È corretto sostenere che dal punto di vista divulgativo e giornalistico, “Civiltà Cattolica”, rivista da lei diretta, è vicina alle posizioni del Papa, e quindi rappresenta la linea attuale del Vaticano, mentre Asia News, diretta da Padre Bernardo Cervellera, rappresenta le posizioni “anti papiste” del cardinale Zen?
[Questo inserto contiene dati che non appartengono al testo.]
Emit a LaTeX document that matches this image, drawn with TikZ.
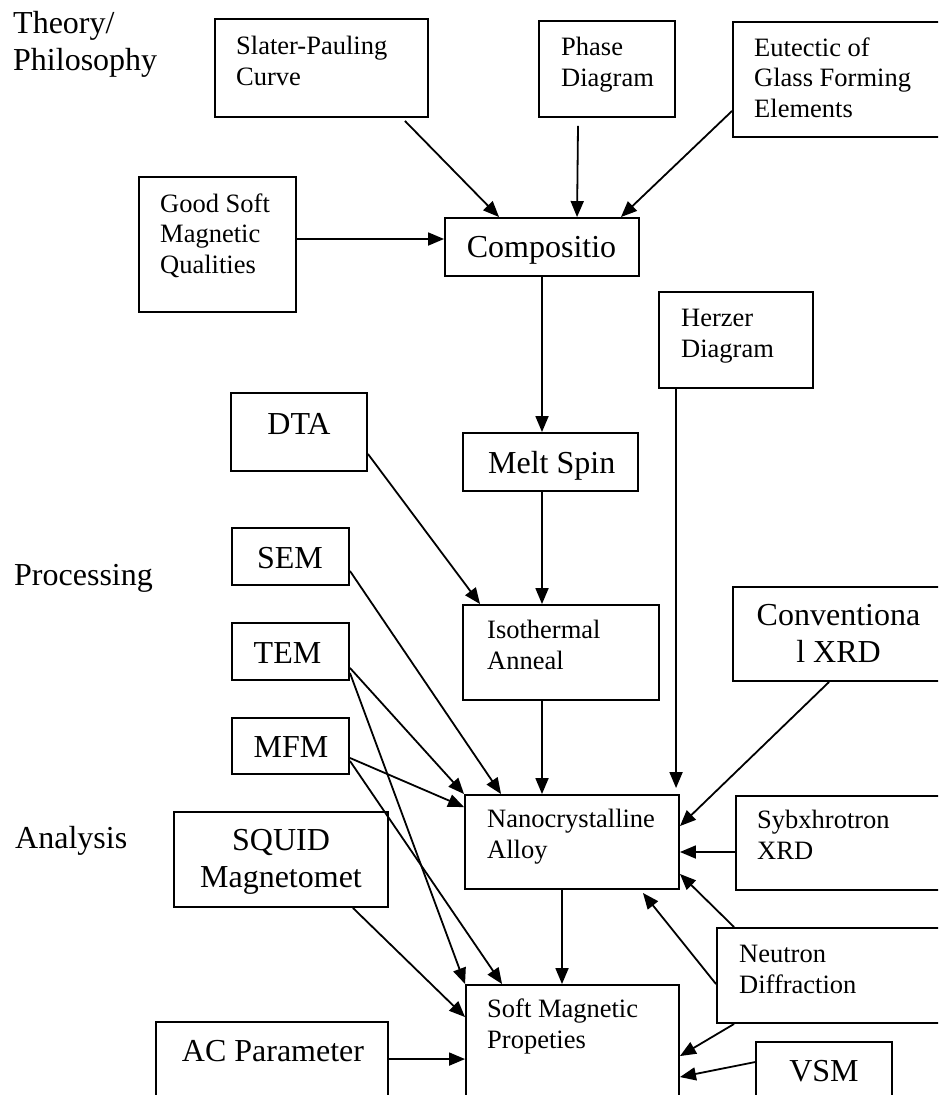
\documentclass[tikz,border=0pt]{standalone}
\usepackage{fontspec}
\setmainfont{Liberation Serif}
\usetikzlibrary{arrows.meta,calc}
\newcommand\bx[5]{\node[box, minimum width={#4-#2}, minimum height={#5-#3}] (#1) at ({(#2+#4)/2},{(#3+#5)/2}) {};}
\begin{document}
\begin{tikzpicture}[x=1pt,y=-1pt,
  box/.style={draw, line width=1.9pt, inner sep=0pt},
  sm/.style={font=\fontsize{26.5}{30.5}\selectfont, align=left, inner sep=0pt, anchor=base west},
  bgl/.style={font=\fontsize{32}{37}\selectfont, align=left, inner sep=0pt, anchor=base west},
  bg/.style={font=\fontsize{32}{36.5}\selectfont, align=center, inner sep=0pt, anchor=base},
  arr/.style={line width=1.8pt, -{Triangle[length=16pt,width=13pt]}}]
\clip (0,0) rectangle (938,1095);
\fill[white] (0,0) rectangle (938,1095);
% boxes
\bx{sp}{215}{19}{428}{117}
\bx{ph}{539}{21}{675}{117}
\bx{eu}{733}{22}{950}{137}
\bx{gs}{139}{177}{296}{312}
\bx{comp}{445}{218}{639}{276}
\bx{hz}{659}{292}{813}{388}
\bx{dta}{231}{393}{367}{471}
\bx{ms}{463}{433}{638}{491}
\bx{sem}{232}{528}{349}{585}
\bx{iso}{463}{605}{659}{700}
\bx{cx}{733}{587}{950}{681}
\bx{tem}{232}{623}{349}{680}
\bx{mfm}{232}{718}{349}{774}
\bx{nano}{465}{795}{679}{889}
\bx{syb}{736}{796}{950}{890}
\bx{squid}{174}{812}{388}{907}
\bx{neu}{717}{928}{950}{1023}
\bx{soft}{466}{985}{679}{1130}
\bx{ac}{156}{1022}{388}{1130}
\bx{vsm}{756}{1042}{892}{1130}
% row labels (base = last line)
\node[bgl] (t-theory) at (13,70) {Theory/\\Philosophy};
\node[bgl] (t-proc) at (14,585) {Processing};
\node[bgl] (t-ana) at (15,848) {Analysis};
% small texts
\node[sm] (sp-t) at (236,85) {Slater-Pauling\\Curve};
\node[sm] (ph-t) at (561,86) {Phase\\Diagram};
\node[sm] (eu-t) at (754,117) {Eutectic of\\Glass Forming\\Elements};
\node[sm] (gs-t) at (160,273) {Good Soft\\Magnetic\\Qualities};
\node[sm] (hz-t) at (681,357) {Herzer\\Diagram};
\node[sm] (iso-t) at (487,669) {Isothermal\\Anneal};
\node[sm] (nano-t) at (487,858) {Nanocrystalline\\Alloy};
\node[sm] (syb-t) at (757,859) {Sybxhrotron\\XRD};
\node[sm] (neu-t) at (739,993) {Neutron\\Diffraction};
\node[sm] (soft-t) at (487,1048) {Soft Magnetic\\Propeties};
% big texts
\node[bg] (comp-t) at (541.5,257) {Compositio};
\node[bg] (ms-t) at (551.7,473) {Melt Spin};
\node[bg] (dta-t) at (299,434) {DTA};
\node[bg] (sem-t) at (290,568) {SEM};
\node[bg] (tem-t) at (287.5,663) {TEM};
\node[bg] (mfm-t) at (291,757) {MFM};
\node[bg] (squid-t) at (281,887) {SQUID\\Magnetomet};
\node[bg] (cx-t) at (838.5,662) {Conventiona\\l XRD};
\node[bg] (ac-t) at (273,1061) {AC Parameter};
\node[bg] (vsm-t) at (824,1081) {VSM};
% connectors
\draw[arr] ([xshift=-24pt,yshift=-3pt]sp.south east) -- ([xshift=55pt]comp.north west);
\draw[arr] ([xshift=-29pt,yshift=-8pt]ph.south) -- ([xshift=133pt]comp.north west);
\draw[arr] ([yshift=27pt]eu.south west) -- ([xshift=-19pt]comp.north east);
\draw[arr] ([yshift=5.5pt]gs.east) -- ([yshift=8pt]comp.west);
\draw[arr] (comp.south) -- (comp.south |- ms.north);
\draw[arr] (comp.south |- ms.south) -- (comp.south |- iso.north);
\draw[arr] ([yshift=18pt]dta.south east) -- ([xshift=18pt]iso.north west);
\draw[arr] (comp.south |- iso.south) -- (comp.south |- nano.north);
\draw[arr] ([xshift=18pt]hz.south west) -- ($(hz.south west |- nano.north)+(18,-6)$);
\draw[arr] ([yshift=15pt]sem.south east) -- ([xshift=37pt]nano.north west);
\draw[arr] ([yshift=13pt]tem.south east) -- (nano.north west);
\draw[arr] ([yshift=8pt]tem.south east) -- (soft.north west);
\draw[arr] ([yshift=17pt]mfm.south east) -- ([yshift=-13pt]nano.north west);
\draw[arr] ([yshift=14pt]mfm.south east) -- ([xshift=37pt]soft.north west);
\draw[arr] ([xshift=97pt]cx.south west) -- ([yshift=-32pt]nano.north east);
\draw[arr] ([yshift=-9pt]syb.west) -- ([yshift=-9pt]syb.west -| nano.east);
\draw[arr] ([xshift=18pt]neu.north west) -- ([yshift=16pt]nano.south east);
\draw[arr] ([yshift=-57pt]neu.north west) -- ([xshift=-37pt,yshift=-3pt]nano.south east);
\draw[arr] ([xshift=18pt]neu.south west) -- ([yshift=-72pt]soft.north east);
\draw[arr] ([xshift=-10pt]nano.south) -- ([xshift=-10pt]nano.south |- soft.north);
\draw[arr] ([xshift=-36pt]squid.south east) -- ([yshift=-33pt]soft.north west);
\draw[arr] ([yshift=-38pt]ac.north east) -- ([yshift=-38pt]ac.north east -| soft.west);
\draw[arr] ([yshift=-21pt]vsm.north west) -- ([yshift=-93pt]soft.north east);
\end{tikzpicture}
\end{document}
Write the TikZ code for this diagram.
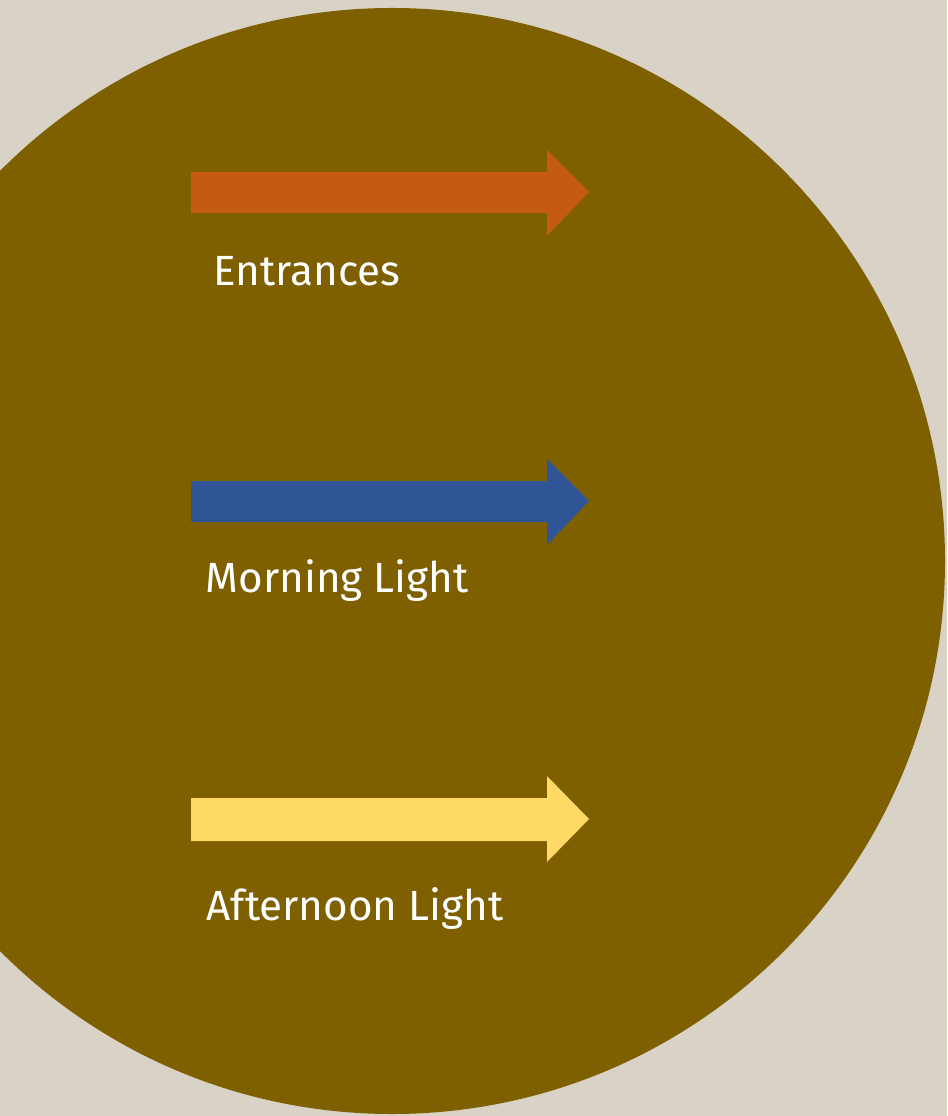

Io questo lo lascio dire a chi ci legge. Non mi sento di dire che sono in contrapposizione con un altro organo di stampa, assolutamente no. Noi esprimiamo le nostre idee, altri esprimono le loro, e sono i lettori, poi, che possono giudicare e valutare. In generale posso dire che siamo all’interno di un processo in corso, ci sono opinioni differenti, e questo cammino che la Chiesa sta facendo si formula anche attraverso le opposizioni, che poi vengono affrontate e ridiscusse. A livello di organo di stampa, c’è la liberta di stampa, quindi ognuno dice quello che crede, ma francamente uscirei dalla contrapposizione tra un organo di stampa e un altro. E le valutazioni spettano ai lettori.

Infine, secondo lei, quanto ha influito il fatto che al Soglio Pontificio sia salito un Cardinale Gesuita, per l’avvio di questo storico processo di “ricongiungimento”? Considerata l’ottima fama di cui gode in terra cinese il Gesuita Matteo Ricci.

Chiaramente c’è una sintonia carismatica che avverto chiaramente. E certamente ogni gesuita si porta nel cuore un Matteo Ricci. Non mi sembra però che ci sia una differenza specifica nell’interesse per la Cina solo per il fatto che Francesco è un gesuita. Ripeto, se noi leggiamo i testi di Giovanni Paolo II e di Benedetto XVI, vediamo che c’è stato un progresso, un cammino, all’interno del quale Francesco si è collocato, quindi non vedrei una specificità gesuitica in questo. D’altra parte, è assolutamente vero che da sempre c’è un’attenzione particolare dei gesuiti alla Cina. Si tratta di un amore particolare, che evidentemente Francesco ha espresso con decisione. Ecco, forse c’è una nota peculiare proprio in questo: nell’attenzione, nell’amore e nell’affettività dalle radici lontane, che emerge in Francesco nell’affrontare la questione cinese.